I am ashamed to have this last name.
When I heard about Lesley’s Clothesline Project-shirts designed for and by survivors of domestic violence and sexual assault—I felt a strong pull to be a part of this project. I had it all planned out:
For my mom,
My best friend.
But I told myself I didn’t survive anything. My mom did, my sister did, and my best friend did, so why should I make a shirt?
I didn’t want to say that I suffered from any of this. I have never been hit, threatened with my life, or been called a terrible name that affected me other than the moot insults of immature middle-schoolers. But for a while, when I saw a car racing by, I wondered if there was another one behind it trying to stop it, track it, or hit it. I felt sick to my stomach when I pictured kids in the backseat of the first car wanting it to go faster or to know which hotel they would be staying at that night. I felt guilty when people looked at me funny for not knowing the plot of Robin Hood or The Little Mermaid. Maybe I saw them, but I tried so hard to forget those years of bad that I lost a lot of the good.
And now, it’s still jumping at any loud sound and checking to see if it was something like a glass plate or someone being hurt. Or panicking when children do their screechy giggles that sound almost like cries. Feeling uncomfortable walking down a busy hallway, or making contact with strangers on a crowded train, or being in the pit for a concert and wanting to sit in a ball on the ground in the middle of hundreds of people.
Vulnerability, busyness, loudness—I’ll pass on that.

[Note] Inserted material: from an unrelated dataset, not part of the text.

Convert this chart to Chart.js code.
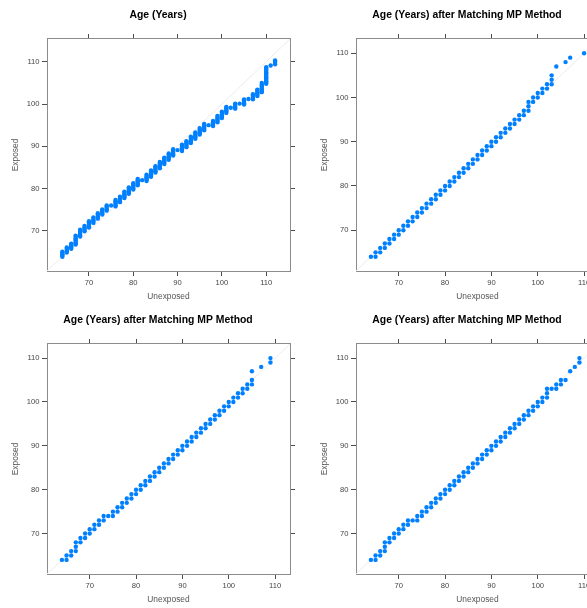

I’m beginning to learn that it’s important to acknowledge my feelings and my struggles. No, I have not been a direct victim of domestic violence, but growing up with violence in the home affects the emotional development of children. It is traumatizing and changes the way the world is viewed. I struggle every day with what I’ve heard, seen, and felt. Most of the women I’m closest to have been directly affected by relationship violence and/or sexual assault. I’m scared for my safety and the safety of other women. I’m frustrated that I can’t fully enjoy a concert or feel comfortable commuting to school. I don’t like that when I hear a loud noise I tell myself it’s probably nothing, but eventually I have to look anyway or I’ll worry about it for the rest of the day.
All feelings are valid. So are thoughts, fears, and everything else that’s a result from trauma. Regardless of what the trauma was or how direct, we’re allowed to feel things. We’re worthy enough to feel things, and we don’t have to tell ourselves to “get over it” because it wasn’t that big of a deal. It was and it still is every day. We are allowed to take care of ourselves, too.
About the art:
With this piece, I wanted to acknowledge the strength and bravery Katie demonstrated by opening up about her experience. It takes courage to share our stories, and to do so without judging oneself can be difficult.
But Katie’s willingness to share, not only for herself, but for others with similar experiences, shows just how significant and powerful these stories can be when we allow ourselves to be vulnerable. I wanted to celebrate and validate Katie’s experience and the feelings she shared. With this piece, I hope she will continue to honor her feelings and keep spreading her courageous message to others.